NCAA May Have Lost Antitrust Case to Student-Athletes, But How Much Did It Really Lose?
Friday’s 104-page ruling in the antitrust case challenging the compensation rules of the National Collegiate Athletic Association (“NCAA”) is not a clear-cut victory for either side.
Although Judge Claudia Wilken of the U.S. District Court for the Northern District of California ruled in Alston V. NCAA that the NCAA and its 11 major conferences are violating antitrust law by capping the value of athletic scholarships, she did not give the Plaintiffs much of what they asked for. The court held that student-athletes should be allowed to receive additional compensation from their schools but only if such compensation is tied to education.
On the one hand, the decision can be viewed as a victory for student-athletes as it gives them the opportunity to receive greater compensation than they currently do. On the other hand, the decision permits the NCAA to continue restricting payments unrelated to education.
ALSTON V. NCAA
Plaintiffs are current and former student-athletes who played college football and basketball during the relevant class period. They challenged the NCAA’s rules that restrict the compensation student-athletes can receive in exchange for their athletic services. Plaintiffs argued that the NCAA’s rules violate federal antitrust laws as they are enforced by agreement among Defendants and, without these limitations, student-athletes would receive greater compensation.
Defendants are the NCAA and 11 of its conferences. Defendants argued that the rules at issue are procompetitive because they “help preserve the demand for college sports because consumers value amateurism.” They further argued the rules “promote integration of student-athletes into their academic communities, which in turn improves the college education they receive in exchange for their services.”
The Court held that the NCAA violated federal antitrust laws after concluding that the compensation rules restrained trade and resulted in anticompetitive effects. Judge Wilken acknowledged that there is a “great disparity” between the “extraordinary revenue” that the NCAA and the schools receive and the “modest benefits” that student-athletes are provided in exchange for their athletic services. Accordingly, the Court ruled that restricting education-related compensation is not necessary to preserving consumer demand for college sports. The Court stated that permitting colleges to provide education-related benefits without Defendants’ restrictions will “ameliorate their anticompetitive effects and may provide some of the compensation student-athletes would have received absent Defendants’ agreement to restrain trade.”
NCAA LOST, BUT DID STUDENT-ATHLETES REALLY WIN?
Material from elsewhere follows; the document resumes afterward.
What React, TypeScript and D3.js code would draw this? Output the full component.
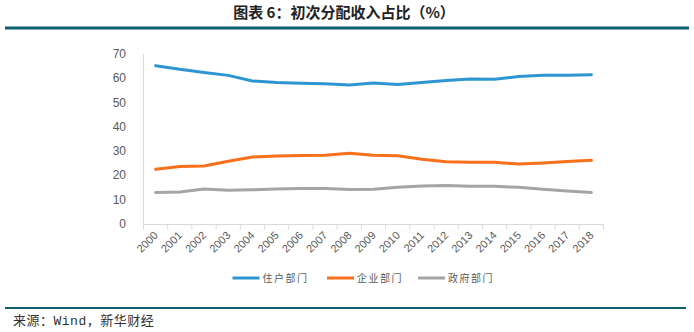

Despite Judge Wilken’s seemingly straightforward ruling in favor of the Plaintiff class, it is arguable whether the decision is truly a win for the Plaintiffs. Although the decision held that the NCAA had violated the antitrust laws, Judge Wilken did not overturn the NCAA’s rules completely, allowing the organization to continue to cap payments to student-athletes except for the limited exception for education-related expenses. Judge Wilken essentially followed a controlling precedent set by the United States Court of Appeals for the Ninth Circuit. In O’Bannon v. NCAA, 802 F.3d 1049 (9th Cir. 2015), the Ninth Circuit reversed Judge Wilken’s ruling that student-athletes should receive up to $5,000 annually in exchange for the commercial use of their names, images, and likenesses. The Ninth Circuit’s reasoning was that type of compensation is not education-related.
WHAT’S NEXT?
Because of the mixed result, both sides have incentive to appeal. Donald Remy, the NCAA’s chief legal officer, stated, “Although the court rejected the plaintiffs’ desire for a free market system, we will explore our next steps as appropriate. We believe the ruling is inconsistent with the decision by the 9th Circuit Court of Appeals in O’Bannon.”
Moreover, although student-athletes will receive greater compensation than they currently do, the Plaintiffs wanted an outcome that would completely transform the business model of college sports and create a free market for college athletes. Plaintiffs sought to abolish the NCAA’s “amateurism” and open the way for unrestricted compensation for student-athletes. However, as discussed above, the ruling supports the NCAA’s limitation on compensation unrelated to education. Thus, Plaintiffs may also wish to appeal the decision.
It is very likely that this decision will be appealed by at least one of the parties. But if there is no appeal, the ruling will become effective 90 days from the date of Judge Wilken’s decision.
Finally, the decision stated that the NCAA must allow colleges to offer students education-related items such as “computers, science equipment, musical instruments and other tangible items not included in the cost of attendance calculation but nonetheless related to the pursuit of academic studies.” Accordingly, further clarity and guidance is needed as to what “education-related” really means in addition to the examples provided in the decision.
The decision allows the NCAA to define “related to education.” Judge Wilken stated, “The NCAA will retain the right to define, in an exercise of discretion and good faith, education-related benefits and to regulate how schools provide them to student-athletes.”